Güzel Ortamlarda Bulunmak Bağışıklık Sistemini Güçlendirebiliyor

Londra Queen Mary Üniversitesi (QMUL) bilimcileri tarafından yapılan bir araştırmada, oyuncaklar verilen ve ilgi uyandırıcı bir ortamda tutulan farelerin bağışıklık sistemini daha sağlıklı duruma getirdiği ortaya kondu. Kirlilik, konum, psikolojik durum ve sosyal statü gibi etkenlerin, insanlardaki özbağışıklık (otoimmün) bozukluklarının ortaya çıkışının belirleyicileri olduğu ileri sürülüyordu. Ancak çevresel koşulların bağışıklık sistemi üzerindeki etkisi hakkında çok az şey biliniyordu.

Sonuçları Frontiers in Immunology dergisinde yayımlanan bir makale ile paylaşılan bu çalışma, ilk kez olarak zenginleştirilmiş bir ortamın T hücrelerinin (bağışıklık için gereken bir beyaz kan hücresi türü olup, HIV ve romatoid artrit gibi kronik bazı rahatsızlıklarla ilişkilendirilir) işlevlerini etkileyebildiğine ilişkin net kanıtlar sağlamış oldu. Buna göre, bir farenin yaşam alanında yapılan basit bir dizi değişikliğin ardından, kısa süre içerisinde T hücrelerinde dramatik değişimler gerçekleşebiliyor. T hücreleri, iltihaptan koruyucu etkide bulunmaya daha eğilimli duruma geliyorlar.

Barınma Koşulları Çok Önemli

QMUL ekibi bu deney kapsamında farelerin bir bölümünü normal ortamda, bir bölümünü de zenginleştirilmiş ortamda iki hafta süreyle tuttu. Normal ortam, talaş ve yuva malzemelerinden ibaret standart bir fare kafesiydi. Araştırmacılar daha zengin ve duyulara daha fazla hitap eden bir ortam yaratmak için daha büyük kafesler alarak, içlerine ahşap oymalar, oyuncaklar, renkli kutulardan yuvalar, kumaş tüpler, koşu tekerlekleri ve salıncaklar yerleştirdi.

Ekip lideri Prof. Fulvio D’Acquisto şöyle anlatıyor: “Çok sayıda oyuncağa ve geniş alana sahip oldukları zengin ortamlarda sadece iki hafta geçirmelerinin ardından, farelerin bağışıklık sistemleri bütünüyle farklılaştı ve enfeksiyonlarla savaşmaya çok daha iyi hazırlıklı bir duruma geldi.

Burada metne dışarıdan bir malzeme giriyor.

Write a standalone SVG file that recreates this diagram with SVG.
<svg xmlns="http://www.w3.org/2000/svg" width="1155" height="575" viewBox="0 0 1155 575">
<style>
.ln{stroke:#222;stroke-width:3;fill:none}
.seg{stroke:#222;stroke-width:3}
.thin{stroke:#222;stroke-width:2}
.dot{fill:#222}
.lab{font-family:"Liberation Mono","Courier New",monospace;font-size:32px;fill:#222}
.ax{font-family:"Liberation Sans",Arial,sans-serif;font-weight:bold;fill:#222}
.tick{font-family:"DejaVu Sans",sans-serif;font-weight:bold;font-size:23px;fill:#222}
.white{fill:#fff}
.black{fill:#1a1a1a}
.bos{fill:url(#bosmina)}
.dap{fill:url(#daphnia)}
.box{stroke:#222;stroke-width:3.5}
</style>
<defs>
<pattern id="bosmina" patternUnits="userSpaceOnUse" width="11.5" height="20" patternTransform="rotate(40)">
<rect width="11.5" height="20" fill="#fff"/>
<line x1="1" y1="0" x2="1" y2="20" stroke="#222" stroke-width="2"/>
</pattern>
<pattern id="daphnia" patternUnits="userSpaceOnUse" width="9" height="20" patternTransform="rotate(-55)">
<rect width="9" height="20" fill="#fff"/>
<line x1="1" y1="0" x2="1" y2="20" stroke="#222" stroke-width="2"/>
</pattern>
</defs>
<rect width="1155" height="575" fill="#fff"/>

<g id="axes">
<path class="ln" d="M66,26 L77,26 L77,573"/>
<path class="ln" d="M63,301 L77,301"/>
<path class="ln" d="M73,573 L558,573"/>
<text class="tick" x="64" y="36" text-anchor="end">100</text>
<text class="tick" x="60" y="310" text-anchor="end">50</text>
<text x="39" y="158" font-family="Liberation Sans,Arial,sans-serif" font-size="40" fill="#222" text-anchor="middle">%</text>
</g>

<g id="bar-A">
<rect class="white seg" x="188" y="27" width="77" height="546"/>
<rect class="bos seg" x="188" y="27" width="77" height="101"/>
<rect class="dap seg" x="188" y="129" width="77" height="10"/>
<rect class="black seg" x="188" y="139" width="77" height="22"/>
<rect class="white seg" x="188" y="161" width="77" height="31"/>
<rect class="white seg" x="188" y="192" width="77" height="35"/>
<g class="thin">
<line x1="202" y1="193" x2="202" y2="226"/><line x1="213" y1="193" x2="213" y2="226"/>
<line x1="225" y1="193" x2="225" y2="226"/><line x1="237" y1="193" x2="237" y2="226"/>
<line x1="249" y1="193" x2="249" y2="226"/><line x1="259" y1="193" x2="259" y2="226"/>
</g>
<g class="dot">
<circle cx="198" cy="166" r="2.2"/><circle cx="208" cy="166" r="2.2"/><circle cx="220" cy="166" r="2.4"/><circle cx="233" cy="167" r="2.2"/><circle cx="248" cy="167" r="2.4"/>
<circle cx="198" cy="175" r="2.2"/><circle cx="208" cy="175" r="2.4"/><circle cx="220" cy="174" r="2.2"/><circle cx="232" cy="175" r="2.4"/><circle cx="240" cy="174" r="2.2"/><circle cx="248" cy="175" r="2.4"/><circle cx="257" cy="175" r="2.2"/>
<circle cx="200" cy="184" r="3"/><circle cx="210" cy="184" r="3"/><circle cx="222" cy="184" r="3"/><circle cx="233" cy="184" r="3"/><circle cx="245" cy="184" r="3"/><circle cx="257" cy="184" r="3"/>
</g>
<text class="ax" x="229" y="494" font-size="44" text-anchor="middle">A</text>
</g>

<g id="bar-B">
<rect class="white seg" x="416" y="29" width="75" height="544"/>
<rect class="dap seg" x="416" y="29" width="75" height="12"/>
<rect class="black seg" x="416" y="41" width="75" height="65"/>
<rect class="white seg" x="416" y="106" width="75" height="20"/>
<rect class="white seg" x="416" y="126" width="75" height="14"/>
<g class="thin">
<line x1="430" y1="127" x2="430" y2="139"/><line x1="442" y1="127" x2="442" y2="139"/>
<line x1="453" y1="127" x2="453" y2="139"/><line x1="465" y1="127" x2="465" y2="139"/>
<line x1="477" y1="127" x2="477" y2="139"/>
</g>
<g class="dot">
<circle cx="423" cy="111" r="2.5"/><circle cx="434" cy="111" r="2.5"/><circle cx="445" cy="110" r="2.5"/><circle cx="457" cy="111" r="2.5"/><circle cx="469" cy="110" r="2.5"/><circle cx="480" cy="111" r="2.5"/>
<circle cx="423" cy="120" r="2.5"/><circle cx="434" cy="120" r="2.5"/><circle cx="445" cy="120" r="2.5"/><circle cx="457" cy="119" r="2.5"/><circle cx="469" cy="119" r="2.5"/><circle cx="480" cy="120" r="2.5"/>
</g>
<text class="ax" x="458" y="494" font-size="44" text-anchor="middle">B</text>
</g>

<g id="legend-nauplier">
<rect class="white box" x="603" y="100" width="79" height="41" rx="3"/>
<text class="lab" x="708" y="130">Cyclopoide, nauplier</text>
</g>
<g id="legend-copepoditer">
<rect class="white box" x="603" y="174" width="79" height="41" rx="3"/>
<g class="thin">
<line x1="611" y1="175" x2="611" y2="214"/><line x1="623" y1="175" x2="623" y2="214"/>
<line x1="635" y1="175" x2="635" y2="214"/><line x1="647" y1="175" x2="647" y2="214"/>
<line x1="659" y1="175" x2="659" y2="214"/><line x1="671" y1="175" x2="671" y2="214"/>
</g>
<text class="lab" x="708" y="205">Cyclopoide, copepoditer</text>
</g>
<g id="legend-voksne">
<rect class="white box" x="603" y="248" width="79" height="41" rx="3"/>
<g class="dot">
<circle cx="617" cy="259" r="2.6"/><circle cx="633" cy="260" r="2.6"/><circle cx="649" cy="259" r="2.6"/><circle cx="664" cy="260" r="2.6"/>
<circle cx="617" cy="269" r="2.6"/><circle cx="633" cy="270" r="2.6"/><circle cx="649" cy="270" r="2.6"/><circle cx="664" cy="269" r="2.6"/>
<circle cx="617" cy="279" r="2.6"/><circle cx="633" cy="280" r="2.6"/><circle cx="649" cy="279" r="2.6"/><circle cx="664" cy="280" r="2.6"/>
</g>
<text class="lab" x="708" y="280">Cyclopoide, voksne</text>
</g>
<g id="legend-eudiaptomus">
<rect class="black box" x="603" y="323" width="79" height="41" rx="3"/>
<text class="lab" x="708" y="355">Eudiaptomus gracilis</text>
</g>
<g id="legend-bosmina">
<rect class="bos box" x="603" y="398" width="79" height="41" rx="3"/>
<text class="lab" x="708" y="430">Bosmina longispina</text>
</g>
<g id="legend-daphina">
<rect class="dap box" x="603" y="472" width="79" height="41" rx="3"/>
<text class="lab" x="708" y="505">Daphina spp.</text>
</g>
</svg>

Bu etki gerçekten dikkate değer, çünkü o farelere hiçbir ilaç vermemiştik. Tek yaptığımız barınma koşullarını değiştirmekti. Bunu onlar için tatil köyünde geçirdikleri ve ilgi uyandırıcı yeni bir ortamın keyfini çıkardıkları iki hafta gibi düşünebilirsiniz.”

Reçeteye Tatil mi Yazmalı?

Bu iki haftanın ardından, farelerden T hücreleri alındı. Hücreler, enfeksiyon gibi davranan bir ajan ile uyarıldılar. Zenginleştirilmiş ortamda tutulmuş olan farelerden alınan T hücrelerinin, bağışıklıkta rol oynayan bazı sinyalleyici moleküllerin salınmasında benzersiz bir şablon sergiledikleri görüldü. Buna, enfeksiyonlara daha iyi yanıt vermeyi sağlayan Interleukin 10 and Interleukin 17 düzeylerindeki artış da dahildi. Ayrıca T hücrelerinin, gelişen 56 gene sahip (çoğu iyileşme ve enfeksiyonla savaşma ile ilgiliydi) benzersiz bir genetik parmak izi vardı.

Prof. Fulvio D’Acquisto şunları ekliyor: “Bunun elbette hala insanlar üzerinde sınanması gerekmekle birlikte, ilginç bir olasılığı gündeme getiriyor. Doktorlar bir hastanın içinde bulunduğu ortamı değiştirme yetisine sahip olsalar ve iki haftalık bir tatil reçete edebilseler nasıl olurdu?” Araştırmacılar ilerleyen zamanlarda çalışmalarını başka tür hücreleri de inceleyecek şekilde genişletmeyi umuyorlar.